TASK INSTRUCTIONS. Write out the listing below in full and exactly, leaving out every picture.
──────
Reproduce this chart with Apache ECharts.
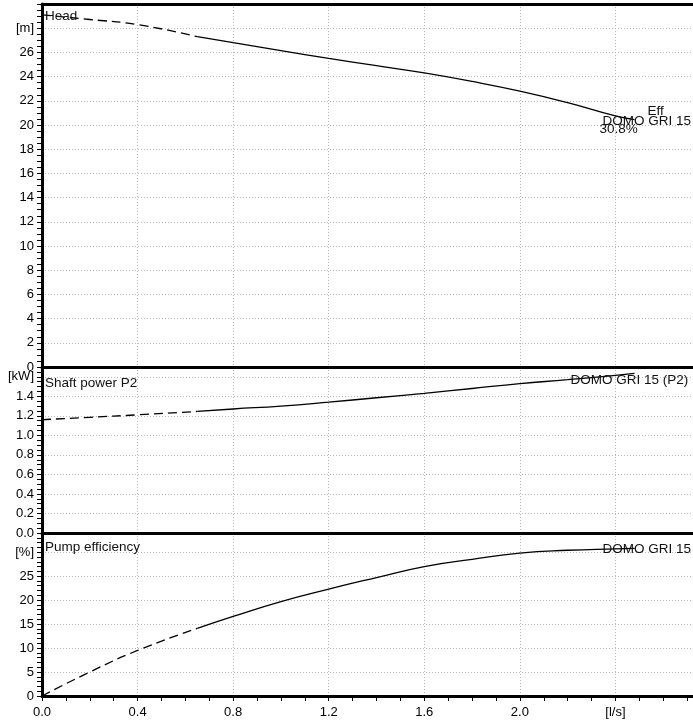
<!DOCTYPE html>
<html>
<head>
<meta charset="utf-8">
<script src="https://cdn.jsdelivr.net/npm/echarts@6/dist/echarts.min.js"></script>
<style>
html,body{margin:0;padding:0;background:#fff;}
#c{width:693px;height:724px;}
</style>
</head>
<body>
<div id="c"></div>
<script>
// ---- data ----
const flowDashed  = [0, 0.2, 0.4, 0.65];
const headDashed  = [29.1, 28.72, 28.3, 27.3];
const powerDashed = [1.16, 1.185, 1.21, 1.245];
const effDashed   = [0, 5.0, 9.5, 14.1];

const flowSolid  = [0.65, 0.8, 1.0, 1.2, 1.4, 1.6, 1.8, 2.0, 2.2, 2.4, 2.48];
const headSolid  = [27.3, 26.8, 26.15, 25.5, 24.9, 24.3, 23.6, 22.8, 21.85, 20.75, 20.45];
const powerSolid = [1.245, 1.27, 1.30, 1.34, 1.385, 1.43, 1.48, 1.53, 1.57, 1.615, 1.635];
const effSolid   = [14.1, 16.6, 19.7, 22.3, 24.7, 27.0, 28.5, 29.8, 30.4, 30.7, 30.8];

const flowTickLabels  = ['0.0', '0.4', '0.8', '1.2', '1.6', '2.0', '[l/s]'];
const headTickLabels  = ['0', '2', '4', '6', '8', '10', '12', '14', '16', '18', '20', '22', '24', '26', '[m]'];
const powerTickLabels = ['0.0', '0.2', '0.4', '0.6', '0.8', '1.0', '1.2', '1.4', '[kW]'];
const effTickLabels   = ['0', '5', '10', '15', '20', '25', '[%]'];

const panelTitles = ['Head', 'Shaft power P2', 'Pump efficiency'];
const pumpName = 'DOMO GRI 15';
const powerName = 'DOMO GRI 15 (P2)';
const effBadge = 'Eff';
const effBest = '30.8%';

// ---- chart ----
const FONT = '"Liberation Sans", Arial, sans-serif';
const pairs = (xs, ys) => xs.map((x, i) => [x, ys[i]]);
const labelFrom = (arr, step) => v => {
  const i = Math.round(v / step);
  if (Math.abs(i * step - v) > 1e-6) return '';
  return arr[i] !== undefined ? arr[i] : '';
};

const grids = [
  {left: 42, top: 4, width: 669, height: 363, outerBoundsMode: 'none', containLabel: false},
  {left: 42, top: 367, width: 669, height: 166, outerBoundsMode: 'none', containLabel: false},
  {left: 42, top: 533, width: 669, height: 163, outerBoundsMode: 'none', containLabel: false}
];

const gridLine = {show: true, lineStyle: {color: '#b8b8b8', width: 1, type: [1, 2]}};
const thickLine = {show: true, onZero: false, lineStyle: {color: '#000', width: 3}};
const tickStyle = {color: '#000', width: 1};
const labelStyle = {color: '#000', fontFamily: FONT, fontSize: 13};

function xAx(gridIndex, withLabels) {
  return {
    type: 'value', gridIndex, min: 0, max: 2.8, interval: 0.4,
    axisLine: thickLine,
    axisTick: {show: withLabels, length: 5, lineStyle: tickStyle},
    minorTick: {show: withLabels, splitNumber: 4, length: 5, lineStyle: tickStyle},
    axisLabel: withLabels ? Object.assign({margin: 10, formatter: labelFrom(flowTickLabels, 0.4)}, labelStyle) : {show: false},
    splitLine: gridLine
  };
}
function yAx(gridIndex, max, interval, split, labels) {
  return {
    type: 'value', gridIndex, min: 0, max, interval,
    axisLine: thickLine,
    axisTick: {show: true, length: 5, lineStyle: tickStyle},
    minorTick: {show: true, splitNumber: split, length: 5, lineStyle: tickStyle},
    axisLabel: Object.assign({margin: 8, formatter: labelFrom(labels, interval)}, labelStyle),
    splitLine: gridLine
  };
}

const lineBase = {type: 'line', symbol: 'none', smooth: 0.5, silent: true};
const dashed = {color: '#000', width: 1.3, type: [9, 5]};
const solid = {color: '#000', width: 1.3};

const chart = echarts.init(document.getElementById('c'), null, {renderer: 'canvas'});
chart.setOption({
  animation: false,
  backgroundColor: '#fff',
  grid: grids,
  xAxis: [
    xAx(0, false), xAx(1, false), xAx(2, true),
    {type: 'value', gridIndex: 0, position: 'top', min: 0, max: 2.8,
     axisLine: thickLine, axisTick: {show: false}, axisLabel: {show: false}, splitLine: {show: false}}
  ],
  yAxis: [
    yAx(0, 30, 2, 4, headTickLabels),
    yAx(1, 1.7, 0.2, 4, powerTickLabels),
    yAx(2, 34, 5, 5, effTickLabels)
  ],
  series: [
    Object.assign({}, lineBase, {xAxisIndex: 0, yAxisIndex: 0, data: pairs(flowDashed, headDashed), lineStyle: dashed}),
    Object.assign({}, lineBase, {xAxisIndex: 0, yAxisIndex: 0, data: pairs(flowSolid, headSolid), lineStyle: solid}),
    Object.assign({}, lineBase, {xAxisIndex: 1, yAxisIndex: 1, data: pairs(flowDashed, powerDashed), lineStyle: dashed}),
    Object.assign({}, lineBase, {xAxisIndex: 1, yAxisIndex: 1, data: pairs(flowSolid, powerSolid), lineStyle: solid}),
    Object.assign({}, lineBase, {xAxisIndex: 2, yAxisIndex: 2, data: pairs(flowDashed, effDashed), lineStyle: dashed}),
    Object.assign({}, lineBase, {xAxisIndex: 2, yAxisIndex: 2, data: pairs(flowSolid, effSolid), lineStyle: solid})
  ]
});

// annotations anchored at curve ends
const last = a => a[a.length - 1];
const endHead = chart.convertToPixel({xAxisIndex: 0, yAxisIndex: 0}, [last(flowSolid), last(headSolid)]);
const endPow = chart.convertToPixel({xAxisIndex: 1, yAxisIndex: 1}, [last(flowSolid), last(powerSolid)]);
const endEff = chart.convertToPixel({xAxisIndex: 2, yAxisIndex: 2}, [last(flowSolid), last(effSolid)]);

const txt = (text, x, y, size) => ({
  type: 'text', x, y, z: 100,
  style: {text, fill: '#111', font: size + 'px ' + FONT, textAlign: 'left', textVerticalAlign: 'middle'}
});

chart.setOption({
  graphic: [
    txt(panelTitles[0], 45, 16, 13.5),
    txt(panelTitles[1], 45, 383, 13.5),
    txt(panelTitles[2], 45, 547, 13.5),
    txt(effBadge, endHead[0] + 13, endHead[1] - 8, 13.5),
    txt(pumpName, endHead[0] - 32, endHead[1] + 2, 13.5),
    txt(effBest, endHead[0] - 35, endHead[1] + 10, 13.5),
    txt(powerName, endPow[0] - 64, endPow[1] + 7, 13.5),
    txt(pumpName, endEff[0] - 32, endEff[1] + 1, 13.5)
  ]
});
</script>
</body>
</html>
──────
EXERCISE RESULT.
Reproduce this chart with Apache ECharts.
<!DOCTYPE html>
<html>
<head>
<meta charset="utf-8">
<script src="https://cdn.jsdelivr.net/npm/echarts@6/dist/echarts.min.js"></script>
<style>
html,body{margin:0;padding:0;background:#fff;}
#c{width:693px;height:724px;}
</style>
</head>
<body>
<div id="c"></div>
<script>
// ---- data ----
const flowDashed  = [0, 0.2, 0.4, 0.65];
const headDashed  = [29.1, 28.72, 28.3, 27.3];
const powerDashed = [1.16, 1.185, 1.21, 1.245];
const effDashed   = [0, 5.0, 9.5, 14.1];

const flowSolid  = [0.65, 0.8, 1.0, 1.2, 1.4, 1.6, 1.8, 2.0, 2.2, 2.4, 2.48];
const headSolid  = [27.3, 26.8, 26.15, 25.5, 24.9, 24.3, 23.6, 22.8, 21.85, 20.75, 20.45];
const powerSolid = [1.245, 1.27, 1.30, 1.34, 1.385, 1.43, 1.48, 1.53, 1.57, 1.615, 1.635];
const effSolid   = [14.1, 16.6, 19.7, 22.3, 24.7, 27.0, 28.5, 29.8, 30.4, 30.7, 30.8];

const flowTickLabels  = ['0.0', '0.4', '0.8', '1.2', '1.6', '2.0', '[l/s]'];
const headTickLabels  = ['0', '2', '4', '6', '8', '10', '12', '14', '16', '18', '20', '22', '24', '26', '[m]'];
const powerTickLabels = ['0.0', '0.2', '0.4', '0.6', '0.8', '1.0', '1.2', '1.4', '[kW]'];
const effTickLabels   = ['0', '5', '10', '15', '20', '25', '[%]'];

const panelTitles = ['Head', 'Shaft power P2', 'Pump efficiency'];
const pumpName = 'DOMO GRI 15';
const powerName = 'DOMO GRI 15 (P2)';
const effBadge = 'Eff';
const effBest = '30.8%';

// ---- chart ----
const FONT = '"Liberation Sans", Arial, sans-serif';
const pairs = (xs, ys) => xs.map((x, i) => [x, ys[i]]);
const labelFrom = (arr, step) => v => {
  const i = Math.round(v / step);
  if (Math.abs(i * step - v) > 1e-6) return '';
  return arr[i] !== undefined ? arr[i] : '';
};

const grids = [
  {left: 42, top: 4, width: 669, height: 363, outerBoundsMode: 'none', containLabel: false},
  {left: 42, top: 367, width: 669, height: 166, outerBoundsMode: 'none', containLabel: false},
  {left: 42, top: 533, width: 669, height: 163, outerBoundsMode: 'none', containLabel: false}
];

const gridLine = {show: true, lineStyle: {color: '#b8b8b8', width: 1, type: [1, 2]}};
const thickLine = {show: true, onZero: false, lineStyle: {color: '#000', width: 3}};
const tickStyle = {color: '#000', width: 1};
const labelStyle = {color: '#000', fontFamily: FONT, fontSize: 13};

function xAx(gridIndex, withLabels) {
  return {
    type: 'value', gridIndex, min: 0, max: 2.8, interval: 0.4,
    axisLine: thickLine,
    axisTick: {show: withLabels, length: 5, lineStyle: tickStyle},
    minorTick: {show: withLabels, splitNumber: 4, length: 5, lineStyle: tickStyle},
    axisLabel: withLabels ? Object.assign({margin: 10, formatter: labelFrom(flowTickLabels, 0.4)}, labelStyle) : {show: false},
    splitLine: gridLine
  };
}
function yAx(gridIndex, max, interval, split, labels) {
  return {
    type: 'value', gridIndex, min: 0, max, interval,
    axisLine: thickLine,
    axisTick: {show: true, length: 5, lineStyle: tickStyle},
    minorTick: {show: true, splitNumber: split, length: 5, lineStyle: tickStyle},
    axisLabel: Object.assign({margin: 8, formatter: labelFrom(labels, interval)}, labelStyle),
    splitLine: gridLine
  };
}

const lineBase = {type: 'line', symbol: 'none', smooth: 0.5, silent: true};
const dashed = {color: '#000', width: 1.3, type: [9, 5]};
const solid = {color: '#000', width: 1.3};

const chart = echarts.init(document.getElementById('c'), null, {renderer: 'canvas'});
chart.setOption({
  animation: false,
  backgroundColor: '#fff',
  grid: grids,
  xAxis: [
    xAx(0, false), xAx(1, false), xAx(2, true),
    {type: 'value', gridIndex: 0, position: 'top', min: 0, max: 2.8,
     axisLine: thickLine, axisTick: {show: false}, axisLabel: {show: false}, splitLine: {show: false}}
  ],
  yAxis: [
    yAx(0, 30, 2, 4, headTickLabels),
    yAx(1, 1.7, 0.2, 4, powerTickLabels),
    yAx(2, 34, 5, 5, effTickLabels)
  ],
  series: [
    Object.assign({}, lineBase, {xAxisIndex: 0, yAxisIndex: 0, data: pairs(flowDashed, headDashed), lineStyle: dashed}),
    Object.assign({}, lineBase, {xAxisIndex: 0, yAxisIndex: 0, data: pairs(flowSolid, headSolid), lineStyle: solid}),
    Object.assign({}, lineBase, {xAxisIndex: 1, yAxisIndex: 1, data: pairs(flowDashed, powerDashed), lineStyle: dashed}),
    Object.assign({}, lineBase, {xAxisIndex: 1, yAxisIndex: 1, data: pairs(flowSolid, powerSolid), lineStyle: solid}),
    Object.assign({}, lineBase, {xAxisIndex: 2, yAxisIndex: 2, data: pairs(flowDashed, effDashed), lineStyle: dashed}),
    Object.assign({}, lineBase, {xAxisIndex: 2, yAxisIndex: 2, data: pairs(flowSolid, effSolid), lineStyle: solid})
  ]
});

// annotations anchored at curve ends
const last = a => a[a.length - 1];
const endHead = chart.convertToPixel({xAxisIndex: 0, yAxisIndex: 0}, [last(flowSolid), last(headSolid)]);
const endPow = chart.convertToPixel({xAxisIndex: 1, yAxisIndex: 1}, [last(flowSolid), last(powerSolid)]);
const endEff = chart.convertToPixel({xAxisIndex: 2, yAxisIndex: 2}, [last(flowSolid), last(effSolid)]);

const txt = (text, x, y, size) => ({
  type: 'text', x, y, z: 100,
  style: {text, fill: '#111', font: size + 'px ' + FONT, textAlign: 'left', textVerticalAlign: 'middle'}
});

chart.setOption({
  graphic: [
    txt(panelTitles[0], 45, 16, 13.5),
    txt(panelTitles[1], 45, 383, 13.5),
    txt(panelTitles[2], 45, 547, 13.5),
    txt(effBadge, endHead[0] + 13, endHead[1] - 8, 13.5),
    txt(pumpName, endHead[0] - 32, endHead[1] + 2, 13.5),
    txt(effBest, endHead[0] - 35, endHead[1] + 10, 13.5),
    txt(powerName, endPow[0] - 64, endPow[1] + 7, 13.5),
    txt(pumpName, endEff[0] - 32, endEff[1] + 1, 13.5)
  ]
});
</script>
</body>
</html>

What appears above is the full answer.